Photocatalytic CO2 Reduction Enabled by Interfacial S-Scheme Heterojunction between Ultrasmall Copper Phosphosulfide and g-C3N4

Abstract

Transition metal phosphosulfides (TMPSs) have gained much interest due to their highly enhanced photocatalytic activities compared to their corresponding phosphides and sulfides. However, the application of TMPSs on photocatalytic CO₂ reduction remains a challenge due to their inappropriate band positions and rapid recombination of photogenerated electron–hole pairs. Herein, we report ultrasmall copper phosphosulfide (us-Cu₃P|S) nanocrystals anchored on 2D g-C₃N₄ nanosheets. Systematic studies on the interaction between us-Cu₃P|S and g-C₃N₄ indicate the formation of an S-scheme heterojunction via interfacial P–N chemical bonds, which acts as an electron transfer channel and facilitates the separation and migration of photogenerated charge carriers.

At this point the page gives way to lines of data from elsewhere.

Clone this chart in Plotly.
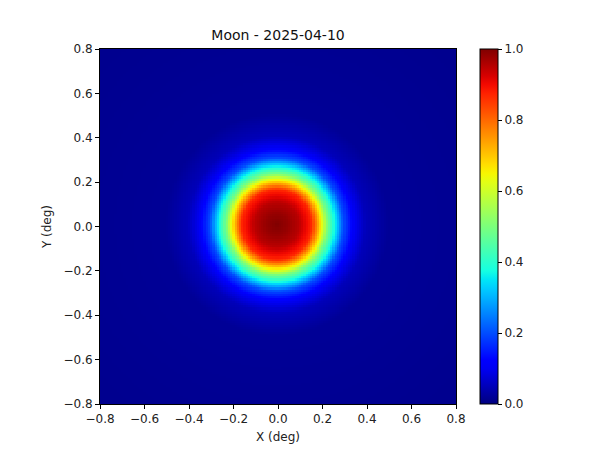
import numpy as np
import plotly.graph_objects as go

# Radial brightness profile of the lunar disk
profile_r = [0.00, 0.05, 0.10, 0.157, 0.18, 0.205, 0.227, 0.26, 0.30, 0.35, 0.40, 0.50, 1.20]
profile_v = [1.00, 0.98, 0.95, 0.87, 0.76, 0.63, 0.50, 0.37, 0.20, 0.10, 0.05, 0.02, 0.012]
center_x = -0.005
center_y = 0.008

x_vals = np.round(np.arange(-0.8, 0.8001, 0.01), 3)
y_vals = np.round(np.arange(-0.8, 0.8001, 0.01), 3)
XX, YY = np.meshgrid(x_vals, y_vals)
RR = np.sqrt((XX - center_x) ** 2 + (YY - center_y) ** 2)
Z = np.interp(RR, profile_r, profile_v)

tick_vals = [-0.8, -0.6, -0.4, -0.2, 0.0, 0.2, 0.4, 0.6, 0.8]
cbar_ticks = [0.0, 0.2, 0.4, 0.6, 0.8, 1.0]

# matplotlib 'jet' colormap
def seg(x, pts):
    xs = [p[0] for p in pts]
    ys = [p[1] for p in pts]
    return float(np.interp(x, xs, ys))

red = [(0, 0), (0.35, 0), (0.66, 1), (0.89, 1), (1, 0.5)]
green = [(0, 0), (0.125, 0), (0.375, 1), (0.64, 1), (0.91, 0), (1, 0)]
blue = [(0, 0.5), (0.11, 1), (0.34, 1), (0.65, 0), (1, 0)]
jet = []
for s in np.linspace(0, 1, 41):
    r, g, b = seg(s, red), seg(s, green), seg(s, blue)
    jet.append([float(s), f"rgb({int(round(r*255))},{int(round(g*255))},{int(round(b*255))})"])

font = dict(family="DejaVu Sans", size=12, color="#222")

# page body has an 8px offset; plot area target in page: x 100-456, y 49-404
L, T = 92, 41
PW, PH = 356, 355

fig = go.Figure(go.Heatmap(
    x=x_vals, y=y_vals, z=Z,
    colorscale=jet, zmin=0, zmax=1, zsmooth=False,
    colorbar=dict(
        x=(472 - L - 10) / PW, xanchor="left", y=0.5, yanchor="middle", len=1.0, lenmode="fraction",
        ypad=0, thickness=18, thicknessmode="pixels",
        outlinecolor="black", outlinewidth=1,
        tickvals=cbar_ticks, tickformat=".1f", ticks="outside", ticklen=4,
        tickcolor="black", tickfont=font,
    ),
))

axis_common = dict(
    tickvals=tick_vals, tickformat=".1f", ticks="outside", ticklen=4, tickcolor="black",
    showline=True, linecolor="black", linewidth=1, mirror=True,
    showgrid=False, zeroline=False, tickfont=font,
)

fig.update_layout(
    width=600, height=450,
    margin=dict(l=L, r=600 - L - PW, t=T, b=450 - T - PH),
    paper_bgcolor="white", plot_bgcolor="white",
    title=dict(text="Moon - 2025-04-10", x=0.5, xref="paper", xanchor="center",
               y=1 - 27 / 450, yanchor="middle",
               font=dict(family="DejaVu Sans", size=14, color="#111")),
    xaxis=dict(range=[-0.8, 0.8], title=dict(text="X (deg)", font=font, standoff=7), **axis_common),
    yaxis=dict(range=[-0.8, 0.8], title=dict(text="Y (deg)", font=font, standoff=9), **axis_common),
    font=font,
)

fig.write_html("out.html")
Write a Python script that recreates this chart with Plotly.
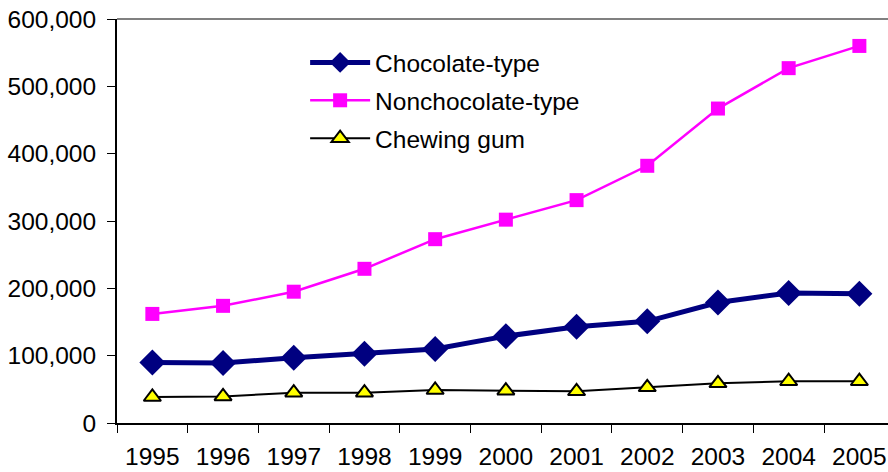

Upon the composite formation, the band structures of us-Cu₃P|S and g-C₃N₄ are altered to enable the enhanced photocatalytic CO generation rate of 137 μmol g^–1 h^–1, which is eight times higher than that of pristine g-C₃N₄. The unique phosphosulfide structure is also beneficial for the enhanced electron transfer rate and provides abundant active sites. This first application of Cu₃P|S to photocatalytic CO₂ reduction marks an important step toward the development of TMPSs for photocatalytic applications.